Zero-based daydreaming

Wiley A. Hall

April 07, 1992|By Wiley A. Hall

OK, I confess that I don't really want to see the entire city school police force disbanded, which is what I wrote a couple of weeks ago.

Times are tough enough already without tossing more families out on the streets.

And, I know that the men and women who patrol the city's schools are dedicated, hard-working, well-meaning people.

But, I believe in zero-based daydreaming.

I believe that you start by dreaming the kind of environment in the schools you would like to see and work from there.

And, in the best of all possible worlds, I would rather see the students, even the naughty ones, treated like children in need of guidance than potential criminals who must be policed.

My question is this: Why can't Baltimore become the best of all possible worlds?

Over the past several days I have received dozens of calls from teachers, administrators and police officers who insist that they want what I want.

Unfortunately, they noted, they don't have the luxury of living, as I do, in a dream world.

"We've got over 108,000 kids in the school system and I would venture to say that 98 percent are good kids who do the right thing, follow the rules, want to make something of themselves," said an official of the school police union.

"But we've got a certain small percentage who are involved in things on a daily basis," this officer said. "They bring weapons into the schools. They bring drugs. They want to assault people. For this small percentage, we've got to do what we've got to do to protect the students who want to learn and the teachers who want to teach."

This officer, like virtually everyone else who responded to my first column, insisted that the school system can tell the difference, that it can nurture the "good" kids while cracking down on, and getting rid of, the "bad" ones.

But I think they are fooling themselves. Bureaucracies have never been that nimble.

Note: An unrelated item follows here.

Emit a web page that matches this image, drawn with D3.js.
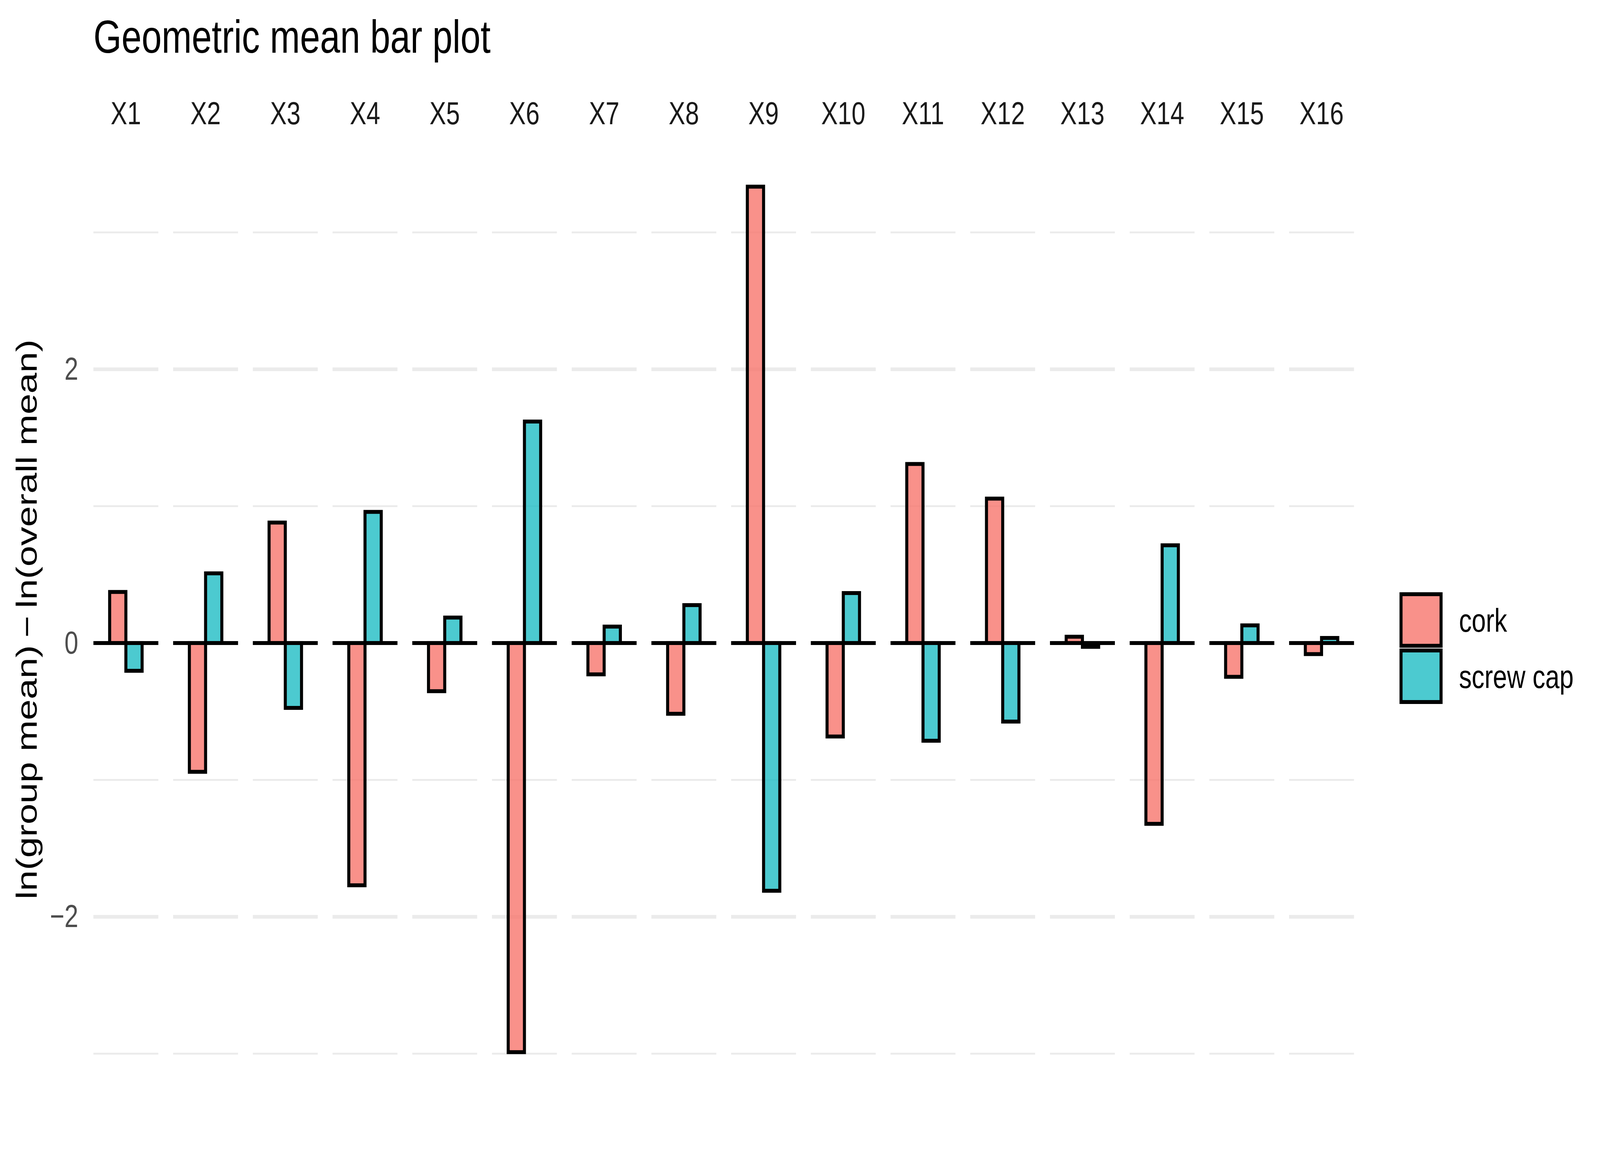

And once you start differentiating between the "good" kids who can be saved and the "bad" ones who are lost causes, you will find yourself plunging down the proverbial slippery slope.

Who decides when a kid is beyond redemption? Where do you draw the line between misbehavior and criminal behavior? How do you ensure that the decision makers are acting fairly?

I think school officials are tumbling head over heels down that slope at this very minute.

As I said, many of the people who responded to my column appeared to care a great deal about the children placed in their charge. They acknowledged that poor administrators might abuse the presence of police by calling upon them inappropriately.

They noted that past superintendents have sent repeated memos warning administrators and teachers against calling police to handle routine disciplinary matters.

But I have to tell you that I received just as many calls from people in the system who seemed to paint all of the children placed in their charge with a broad damning brush.

They described the schools as "out of control," a "war zone" populated by "thugs" with no home training, no values and no respect for authority.

"All of the children?" I asked one teacher.

"Well, most of them, anyway," she answered.

How widespread is that view?

Too widespread.

A couple of years ago, a study by the National Coalition of Advocates for Children found that Baltimore had one of the 10 highest suspension rates in the country.

This year alone, according to officials, police have made over 1,200 arrests in the first five months of the school year.

Now, you must understand that the school police force is a tool to be used to ensure the safety of students and faculty.

But there is very little evidence that the system has used that tool wisely in the past.

And although I do not doubt the good intentions of many in the system, nothing I have heard these past several days convinces me that the system as a whole is capable of using that tool wisely in the future.

I feel for the police officers. I feel even more for the children.